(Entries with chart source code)
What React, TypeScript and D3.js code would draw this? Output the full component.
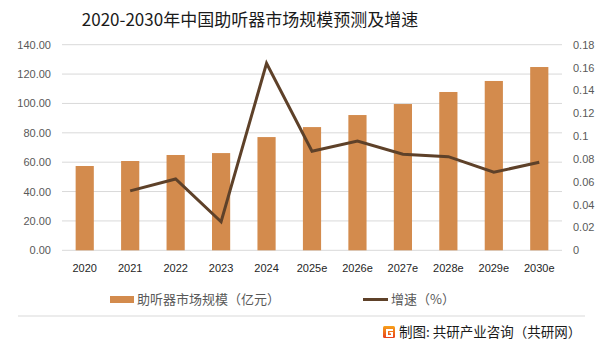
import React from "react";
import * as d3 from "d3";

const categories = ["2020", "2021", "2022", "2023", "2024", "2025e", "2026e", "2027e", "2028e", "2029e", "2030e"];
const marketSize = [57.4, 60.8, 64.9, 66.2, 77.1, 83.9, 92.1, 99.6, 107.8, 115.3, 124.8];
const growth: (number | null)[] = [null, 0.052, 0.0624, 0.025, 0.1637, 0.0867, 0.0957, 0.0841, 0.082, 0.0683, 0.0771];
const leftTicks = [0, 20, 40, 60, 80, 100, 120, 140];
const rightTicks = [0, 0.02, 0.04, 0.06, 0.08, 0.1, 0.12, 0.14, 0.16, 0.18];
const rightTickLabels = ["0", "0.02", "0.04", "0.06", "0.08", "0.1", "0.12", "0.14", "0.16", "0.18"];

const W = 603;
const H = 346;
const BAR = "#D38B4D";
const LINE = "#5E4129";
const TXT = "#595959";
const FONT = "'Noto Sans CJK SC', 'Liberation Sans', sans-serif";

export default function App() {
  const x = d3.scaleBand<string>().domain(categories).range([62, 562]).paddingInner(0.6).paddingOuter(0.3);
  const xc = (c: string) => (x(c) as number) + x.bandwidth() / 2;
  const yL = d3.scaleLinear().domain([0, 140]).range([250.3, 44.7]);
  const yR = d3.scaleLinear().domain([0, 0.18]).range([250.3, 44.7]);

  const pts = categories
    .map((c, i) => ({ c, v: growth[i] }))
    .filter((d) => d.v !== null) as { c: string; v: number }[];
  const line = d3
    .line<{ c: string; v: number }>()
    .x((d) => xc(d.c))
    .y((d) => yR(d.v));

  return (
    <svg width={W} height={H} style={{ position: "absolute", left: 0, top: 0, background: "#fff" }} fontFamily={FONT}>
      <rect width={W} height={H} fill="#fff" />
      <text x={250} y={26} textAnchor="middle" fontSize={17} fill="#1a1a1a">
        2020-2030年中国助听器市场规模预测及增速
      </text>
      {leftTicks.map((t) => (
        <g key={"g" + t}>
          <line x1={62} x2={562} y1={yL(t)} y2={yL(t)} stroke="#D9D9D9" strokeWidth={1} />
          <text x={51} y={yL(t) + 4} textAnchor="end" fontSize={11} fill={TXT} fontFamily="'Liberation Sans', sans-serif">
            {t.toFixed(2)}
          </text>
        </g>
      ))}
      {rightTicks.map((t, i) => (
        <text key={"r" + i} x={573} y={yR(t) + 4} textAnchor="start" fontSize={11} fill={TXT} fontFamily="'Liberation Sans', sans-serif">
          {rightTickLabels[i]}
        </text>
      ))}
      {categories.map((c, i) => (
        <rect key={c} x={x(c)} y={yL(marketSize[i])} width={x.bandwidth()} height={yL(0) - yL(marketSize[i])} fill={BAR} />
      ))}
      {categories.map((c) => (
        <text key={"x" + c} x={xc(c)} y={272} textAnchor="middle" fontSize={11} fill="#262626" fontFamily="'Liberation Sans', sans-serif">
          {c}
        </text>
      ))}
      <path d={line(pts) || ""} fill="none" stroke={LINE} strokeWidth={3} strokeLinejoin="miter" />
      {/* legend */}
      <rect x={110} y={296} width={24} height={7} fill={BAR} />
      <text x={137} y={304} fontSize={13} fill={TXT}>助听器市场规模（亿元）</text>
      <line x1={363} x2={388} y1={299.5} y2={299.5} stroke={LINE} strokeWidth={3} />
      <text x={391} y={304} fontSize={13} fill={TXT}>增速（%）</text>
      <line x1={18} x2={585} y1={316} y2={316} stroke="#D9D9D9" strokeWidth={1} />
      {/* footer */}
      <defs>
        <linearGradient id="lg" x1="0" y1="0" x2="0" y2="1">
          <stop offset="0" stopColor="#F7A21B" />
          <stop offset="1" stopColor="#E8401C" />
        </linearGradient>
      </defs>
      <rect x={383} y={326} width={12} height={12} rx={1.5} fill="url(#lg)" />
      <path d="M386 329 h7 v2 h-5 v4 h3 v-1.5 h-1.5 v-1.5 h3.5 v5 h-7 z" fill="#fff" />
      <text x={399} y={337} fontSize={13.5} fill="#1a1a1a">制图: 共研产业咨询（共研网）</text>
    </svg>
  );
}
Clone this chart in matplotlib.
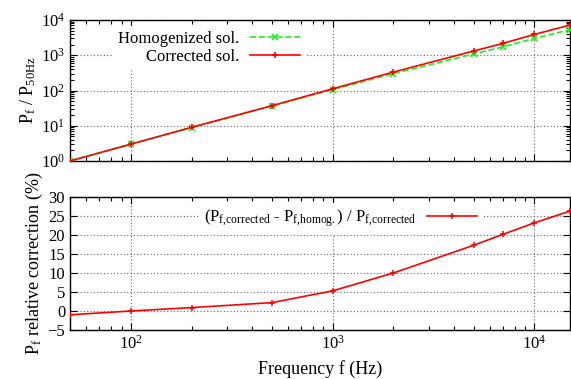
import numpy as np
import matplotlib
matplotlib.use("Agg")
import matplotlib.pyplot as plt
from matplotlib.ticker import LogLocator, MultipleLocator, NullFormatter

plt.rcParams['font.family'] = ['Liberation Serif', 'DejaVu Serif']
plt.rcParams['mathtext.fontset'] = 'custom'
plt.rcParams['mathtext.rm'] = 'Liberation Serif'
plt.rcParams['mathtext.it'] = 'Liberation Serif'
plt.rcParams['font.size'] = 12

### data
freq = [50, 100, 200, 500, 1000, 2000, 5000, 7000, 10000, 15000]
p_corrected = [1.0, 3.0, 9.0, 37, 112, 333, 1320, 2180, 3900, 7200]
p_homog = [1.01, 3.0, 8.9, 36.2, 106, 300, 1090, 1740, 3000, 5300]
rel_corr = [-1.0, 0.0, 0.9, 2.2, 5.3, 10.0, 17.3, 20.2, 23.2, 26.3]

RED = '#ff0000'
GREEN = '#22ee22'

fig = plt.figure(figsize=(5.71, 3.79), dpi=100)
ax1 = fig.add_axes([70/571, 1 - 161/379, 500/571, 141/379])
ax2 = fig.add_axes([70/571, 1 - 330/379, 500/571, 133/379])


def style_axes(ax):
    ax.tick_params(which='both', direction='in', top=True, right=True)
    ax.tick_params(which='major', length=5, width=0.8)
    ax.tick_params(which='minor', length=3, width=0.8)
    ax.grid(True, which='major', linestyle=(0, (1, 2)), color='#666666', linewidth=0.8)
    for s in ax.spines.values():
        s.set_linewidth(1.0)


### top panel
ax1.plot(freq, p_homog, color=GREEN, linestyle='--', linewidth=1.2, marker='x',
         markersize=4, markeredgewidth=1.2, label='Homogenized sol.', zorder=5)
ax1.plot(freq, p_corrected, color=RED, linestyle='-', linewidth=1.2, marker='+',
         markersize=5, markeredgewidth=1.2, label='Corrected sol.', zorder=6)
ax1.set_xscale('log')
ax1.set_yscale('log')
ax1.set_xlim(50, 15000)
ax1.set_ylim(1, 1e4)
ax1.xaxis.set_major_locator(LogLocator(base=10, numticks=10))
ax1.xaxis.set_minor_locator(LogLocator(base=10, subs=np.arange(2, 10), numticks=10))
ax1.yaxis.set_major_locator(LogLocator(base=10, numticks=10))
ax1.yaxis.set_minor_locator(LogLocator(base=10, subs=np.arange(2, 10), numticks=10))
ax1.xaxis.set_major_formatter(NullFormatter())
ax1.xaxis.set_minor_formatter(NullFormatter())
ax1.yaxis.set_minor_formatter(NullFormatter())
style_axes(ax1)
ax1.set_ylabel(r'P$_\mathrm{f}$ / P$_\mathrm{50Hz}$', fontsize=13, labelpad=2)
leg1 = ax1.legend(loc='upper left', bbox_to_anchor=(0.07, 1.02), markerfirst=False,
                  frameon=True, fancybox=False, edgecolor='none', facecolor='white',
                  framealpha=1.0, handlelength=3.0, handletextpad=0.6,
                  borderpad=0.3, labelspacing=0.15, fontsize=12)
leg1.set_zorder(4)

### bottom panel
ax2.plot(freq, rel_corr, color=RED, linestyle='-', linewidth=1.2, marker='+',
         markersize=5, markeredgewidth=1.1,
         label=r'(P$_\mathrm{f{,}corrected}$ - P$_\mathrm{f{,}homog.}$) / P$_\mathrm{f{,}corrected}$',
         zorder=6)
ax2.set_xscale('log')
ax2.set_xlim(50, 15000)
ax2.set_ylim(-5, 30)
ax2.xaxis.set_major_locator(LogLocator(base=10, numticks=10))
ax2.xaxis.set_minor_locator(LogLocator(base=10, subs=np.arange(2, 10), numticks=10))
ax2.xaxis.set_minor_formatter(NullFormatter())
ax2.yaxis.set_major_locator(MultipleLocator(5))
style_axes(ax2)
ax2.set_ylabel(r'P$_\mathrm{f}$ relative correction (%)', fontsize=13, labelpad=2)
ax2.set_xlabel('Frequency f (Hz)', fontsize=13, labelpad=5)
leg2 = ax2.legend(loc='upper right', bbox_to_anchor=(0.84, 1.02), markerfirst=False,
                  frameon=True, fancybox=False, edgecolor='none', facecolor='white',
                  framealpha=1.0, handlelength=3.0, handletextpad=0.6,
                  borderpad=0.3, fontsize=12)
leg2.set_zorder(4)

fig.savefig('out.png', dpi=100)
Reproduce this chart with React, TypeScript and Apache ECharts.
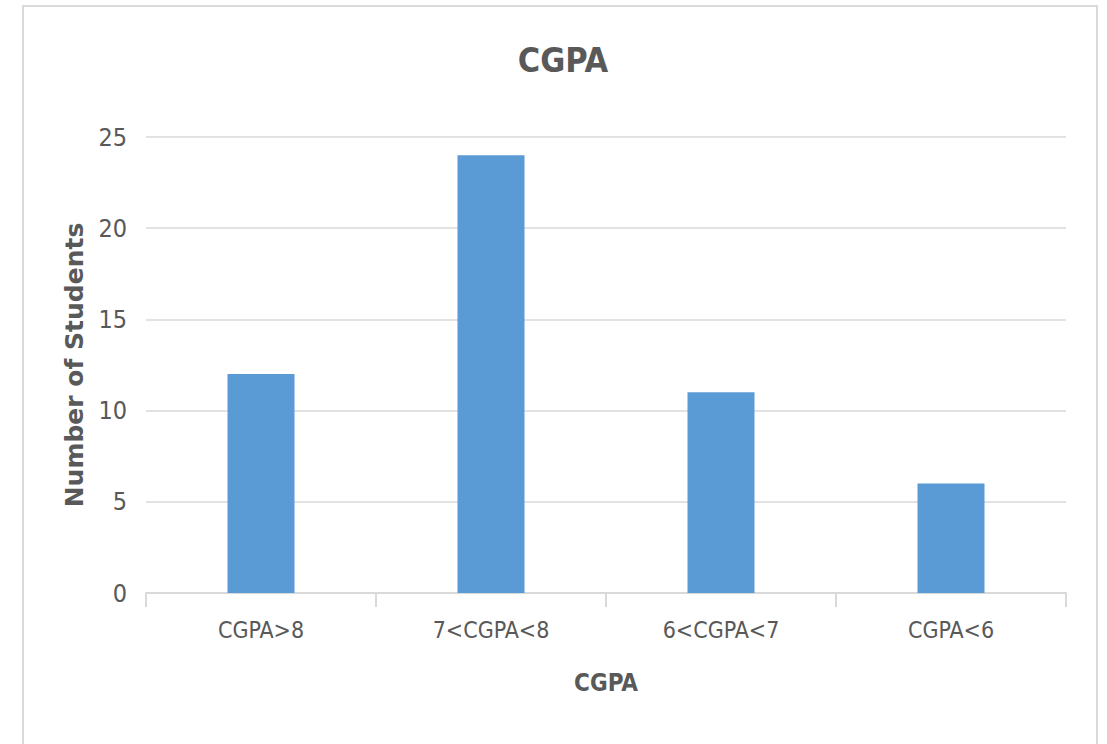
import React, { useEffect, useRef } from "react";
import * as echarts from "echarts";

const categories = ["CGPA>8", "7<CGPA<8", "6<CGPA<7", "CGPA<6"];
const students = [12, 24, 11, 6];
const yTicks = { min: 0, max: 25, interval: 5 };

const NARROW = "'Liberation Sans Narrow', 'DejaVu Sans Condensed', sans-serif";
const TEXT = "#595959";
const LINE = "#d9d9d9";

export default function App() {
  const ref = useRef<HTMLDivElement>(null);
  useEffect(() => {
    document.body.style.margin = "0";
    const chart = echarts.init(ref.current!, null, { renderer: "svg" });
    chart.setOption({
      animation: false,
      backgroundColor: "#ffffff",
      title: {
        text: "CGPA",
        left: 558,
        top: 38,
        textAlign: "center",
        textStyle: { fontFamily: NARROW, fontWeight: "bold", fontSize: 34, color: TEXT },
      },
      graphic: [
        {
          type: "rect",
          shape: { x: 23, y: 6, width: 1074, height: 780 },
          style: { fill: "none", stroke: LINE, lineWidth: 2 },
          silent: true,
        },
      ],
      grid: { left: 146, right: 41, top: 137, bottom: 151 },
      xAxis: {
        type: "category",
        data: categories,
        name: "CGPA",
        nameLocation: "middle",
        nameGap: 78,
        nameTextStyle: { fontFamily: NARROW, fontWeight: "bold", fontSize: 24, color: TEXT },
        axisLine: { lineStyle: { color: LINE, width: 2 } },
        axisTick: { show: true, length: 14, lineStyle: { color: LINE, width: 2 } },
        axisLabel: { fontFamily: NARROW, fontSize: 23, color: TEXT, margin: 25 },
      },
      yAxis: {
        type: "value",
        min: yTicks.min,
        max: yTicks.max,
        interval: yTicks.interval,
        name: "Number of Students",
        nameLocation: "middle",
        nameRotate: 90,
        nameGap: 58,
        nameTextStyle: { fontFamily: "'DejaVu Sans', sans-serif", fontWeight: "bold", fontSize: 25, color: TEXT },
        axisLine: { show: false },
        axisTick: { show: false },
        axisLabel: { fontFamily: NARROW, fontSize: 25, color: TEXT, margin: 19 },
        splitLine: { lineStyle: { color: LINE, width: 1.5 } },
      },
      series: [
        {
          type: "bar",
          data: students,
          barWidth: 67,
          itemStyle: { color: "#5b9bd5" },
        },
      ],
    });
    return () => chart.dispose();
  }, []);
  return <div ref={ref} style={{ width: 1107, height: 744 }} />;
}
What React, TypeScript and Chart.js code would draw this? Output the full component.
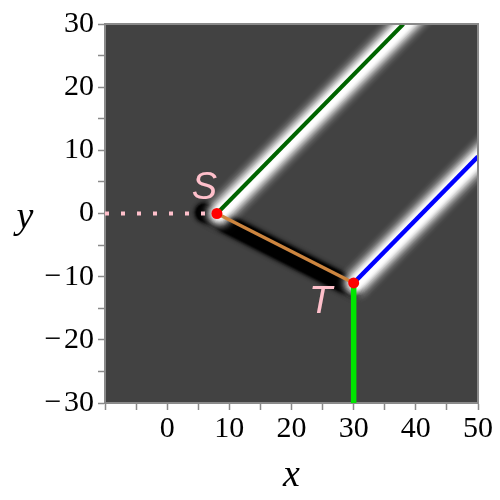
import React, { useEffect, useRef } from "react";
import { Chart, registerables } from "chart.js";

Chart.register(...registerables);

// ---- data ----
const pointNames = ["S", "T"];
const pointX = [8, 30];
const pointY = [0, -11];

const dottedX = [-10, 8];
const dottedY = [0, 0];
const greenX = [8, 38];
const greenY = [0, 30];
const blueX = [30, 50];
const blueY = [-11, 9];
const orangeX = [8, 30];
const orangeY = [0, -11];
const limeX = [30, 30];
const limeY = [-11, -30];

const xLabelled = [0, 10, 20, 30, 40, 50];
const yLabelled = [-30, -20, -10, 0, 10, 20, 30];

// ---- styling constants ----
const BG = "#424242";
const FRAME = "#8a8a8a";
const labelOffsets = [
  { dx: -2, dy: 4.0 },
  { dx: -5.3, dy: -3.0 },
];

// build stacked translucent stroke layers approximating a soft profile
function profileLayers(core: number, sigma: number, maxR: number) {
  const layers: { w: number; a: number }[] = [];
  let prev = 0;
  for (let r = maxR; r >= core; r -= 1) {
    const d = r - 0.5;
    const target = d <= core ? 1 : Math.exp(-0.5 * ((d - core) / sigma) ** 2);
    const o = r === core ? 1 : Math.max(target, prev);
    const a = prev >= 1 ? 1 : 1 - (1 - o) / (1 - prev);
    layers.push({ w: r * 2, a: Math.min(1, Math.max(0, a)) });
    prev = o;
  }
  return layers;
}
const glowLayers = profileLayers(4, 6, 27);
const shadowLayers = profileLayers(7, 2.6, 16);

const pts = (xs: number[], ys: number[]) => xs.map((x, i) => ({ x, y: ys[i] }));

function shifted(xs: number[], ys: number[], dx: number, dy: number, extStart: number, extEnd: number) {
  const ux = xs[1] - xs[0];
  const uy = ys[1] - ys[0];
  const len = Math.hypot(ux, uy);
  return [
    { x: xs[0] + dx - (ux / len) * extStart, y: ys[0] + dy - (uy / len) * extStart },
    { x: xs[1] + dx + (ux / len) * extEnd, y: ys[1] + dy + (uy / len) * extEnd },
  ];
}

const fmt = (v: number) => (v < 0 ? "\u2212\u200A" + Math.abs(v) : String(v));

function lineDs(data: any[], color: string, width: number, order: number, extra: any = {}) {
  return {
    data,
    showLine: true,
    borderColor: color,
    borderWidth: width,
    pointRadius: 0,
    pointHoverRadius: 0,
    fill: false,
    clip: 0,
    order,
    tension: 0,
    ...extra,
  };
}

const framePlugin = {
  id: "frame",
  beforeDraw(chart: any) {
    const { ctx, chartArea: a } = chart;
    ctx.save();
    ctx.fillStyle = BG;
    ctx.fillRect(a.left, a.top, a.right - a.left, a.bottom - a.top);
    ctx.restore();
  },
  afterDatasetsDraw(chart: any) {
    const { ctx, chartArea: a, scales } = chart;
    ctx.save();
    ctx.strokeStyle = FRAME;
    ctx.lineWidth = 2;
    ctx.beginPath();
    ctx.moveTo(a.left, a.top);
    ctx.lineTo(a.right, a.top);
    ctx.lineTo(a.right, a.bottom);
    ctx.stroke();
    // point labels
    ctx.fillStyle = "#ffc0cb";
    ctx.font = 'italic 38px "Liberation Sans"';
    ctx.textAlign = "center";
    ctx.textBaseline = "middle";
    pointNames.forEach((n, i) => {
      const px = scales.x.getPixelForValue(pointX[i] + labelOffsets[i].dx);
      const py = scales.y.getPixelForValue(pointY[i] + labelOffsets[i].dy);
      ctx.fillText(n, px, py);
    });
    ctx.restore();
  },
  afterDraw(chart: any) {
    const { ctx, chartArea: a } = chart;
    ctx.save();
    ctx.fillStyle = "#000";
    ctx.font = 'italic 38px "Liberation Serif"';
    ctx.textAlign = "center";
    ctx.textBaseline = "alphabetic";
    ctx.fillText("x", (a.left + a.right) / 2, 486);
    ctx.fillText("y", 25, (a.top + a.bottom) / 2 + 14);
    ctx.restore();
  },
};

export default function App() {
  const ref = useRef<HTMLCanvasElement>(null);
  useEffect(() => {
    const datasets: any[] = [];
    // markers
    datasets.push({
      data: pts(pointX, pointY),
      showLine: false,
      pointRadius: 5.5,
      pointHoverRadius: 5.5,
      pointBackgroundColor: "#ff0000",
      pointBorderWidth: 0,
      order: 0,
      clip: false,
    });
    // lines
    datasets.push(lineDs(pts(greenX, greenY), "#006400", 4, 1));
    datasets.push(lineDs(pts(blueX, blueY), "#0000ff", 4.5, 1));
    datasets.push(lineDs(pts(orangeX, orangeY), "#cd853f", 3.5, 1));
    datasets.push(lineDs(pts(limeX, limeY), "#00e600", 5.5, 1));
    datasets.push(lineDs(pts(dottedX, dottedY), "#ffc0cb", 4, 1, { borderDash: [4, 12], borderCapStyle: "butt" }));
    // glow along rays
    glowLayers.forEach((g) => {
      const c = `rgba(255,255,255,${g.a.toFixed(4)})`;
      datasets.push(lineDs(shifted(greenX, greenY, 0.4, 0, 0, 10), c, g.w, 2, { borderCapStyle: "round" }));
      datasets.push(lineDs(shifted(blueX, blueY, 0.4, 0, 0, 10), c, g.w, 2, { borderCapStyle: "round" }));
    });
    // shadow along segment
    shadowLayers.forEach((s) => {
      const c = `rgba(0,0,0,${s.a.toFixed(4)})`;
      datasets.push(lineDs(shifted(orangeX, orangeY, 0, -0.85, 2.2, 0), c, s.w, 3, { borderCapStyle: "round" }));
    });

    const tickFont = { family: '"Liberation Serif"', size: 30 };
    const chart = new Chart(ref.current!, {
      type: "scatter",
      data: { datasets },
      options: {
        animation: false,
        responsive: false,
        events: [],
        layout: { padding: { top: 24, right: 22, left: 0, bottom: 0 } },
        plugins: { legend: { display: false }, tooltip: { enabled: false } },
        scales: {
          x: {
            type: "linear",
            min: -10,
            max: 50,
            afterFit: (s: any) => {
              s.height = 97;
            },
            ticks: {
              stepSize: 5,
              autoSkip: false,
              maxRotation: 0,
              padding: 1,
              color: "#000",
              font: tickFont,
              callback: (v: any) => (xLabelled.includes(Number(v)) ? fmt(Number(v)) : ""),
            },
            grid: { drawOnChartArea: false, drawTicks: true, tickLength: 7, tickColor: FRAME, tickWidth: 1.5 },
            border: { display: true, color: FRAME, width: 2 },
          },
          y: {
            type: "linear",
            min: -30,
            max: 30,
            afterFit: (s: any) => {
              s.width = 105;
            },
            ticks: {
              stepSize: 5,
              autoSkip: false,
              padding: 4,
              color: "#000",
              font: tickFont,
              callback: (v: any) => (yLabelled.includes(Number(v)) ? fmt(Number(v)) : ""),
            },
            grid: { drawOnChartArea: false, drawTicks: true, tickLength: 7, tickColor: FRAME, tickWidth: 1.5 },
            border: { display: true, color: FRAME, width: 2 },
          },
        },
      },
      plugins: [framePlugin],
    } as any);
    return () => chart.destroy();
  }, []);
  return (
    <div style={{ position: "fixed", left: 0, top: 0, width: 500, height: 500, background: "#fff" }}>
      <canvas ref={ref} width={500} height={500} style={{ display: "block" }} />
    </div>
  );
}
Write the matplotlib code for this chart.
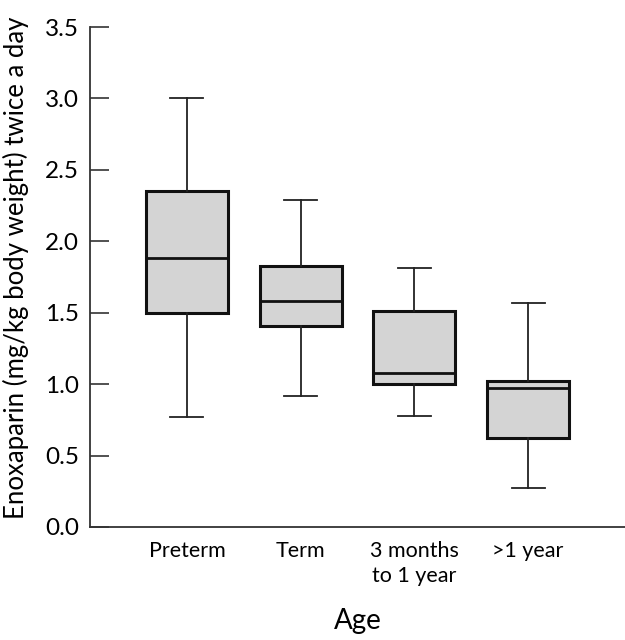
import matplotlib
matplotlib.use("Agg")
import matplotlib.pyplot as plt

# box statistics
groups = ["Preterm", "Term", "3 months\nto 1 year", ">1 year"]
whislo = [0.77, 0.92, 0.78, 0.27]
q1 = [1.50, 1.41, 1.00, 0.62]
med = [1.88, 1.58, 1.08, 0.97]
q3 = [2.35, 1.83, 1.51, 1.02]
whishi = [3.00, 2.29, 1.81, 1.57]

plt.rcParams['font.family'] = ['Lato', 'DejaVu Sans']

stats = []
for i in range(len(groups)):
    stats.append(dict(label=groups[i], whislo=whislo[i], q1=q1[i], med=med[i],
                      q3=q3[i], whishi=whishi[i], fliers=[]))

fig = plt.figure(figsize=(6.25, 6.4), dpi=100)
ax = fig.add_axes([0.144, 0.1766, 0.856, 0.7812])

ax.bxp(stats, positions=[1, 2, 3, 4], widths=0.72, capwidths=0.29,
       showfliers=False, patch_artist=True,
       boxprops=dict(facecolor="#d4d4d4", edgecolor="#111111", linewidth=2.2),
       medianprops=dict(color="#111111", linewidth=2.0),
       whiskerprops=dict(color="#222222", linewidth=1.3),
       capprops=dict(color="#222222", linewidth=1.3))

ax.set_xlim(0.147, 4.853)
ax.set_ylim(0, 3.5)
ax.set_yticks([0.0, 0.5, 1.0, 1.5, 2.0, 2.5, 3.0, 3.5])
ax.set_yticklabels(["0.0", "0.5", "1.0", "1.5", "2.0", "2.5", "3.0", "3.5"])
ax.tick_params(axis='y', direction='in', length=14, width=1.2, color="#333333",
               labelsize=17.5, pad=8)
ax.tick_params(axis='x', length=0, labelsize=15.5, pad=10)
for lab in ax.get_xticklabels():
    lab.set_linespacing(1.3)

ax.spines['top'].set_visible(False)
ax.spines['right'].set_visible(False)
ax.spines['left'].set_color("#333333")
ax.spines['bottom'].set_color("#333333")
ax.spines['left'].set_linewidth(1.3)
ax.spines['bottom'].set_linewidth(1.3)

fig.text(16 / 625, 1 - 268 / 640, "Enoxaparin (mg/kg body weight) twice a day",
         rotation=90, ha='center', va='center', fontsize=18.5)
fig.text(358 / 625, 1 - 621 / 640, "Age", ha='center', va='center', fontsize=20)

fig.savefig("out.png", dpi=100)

SHORT EXERCISE
Select and copy every line of the material that holds the string "full".

EXPECTED ANSWER
What React, TypeScript and D3.js code would draw this? Output the full component.
What React, TypeScript and Chart.js code would draw this? Output the full component.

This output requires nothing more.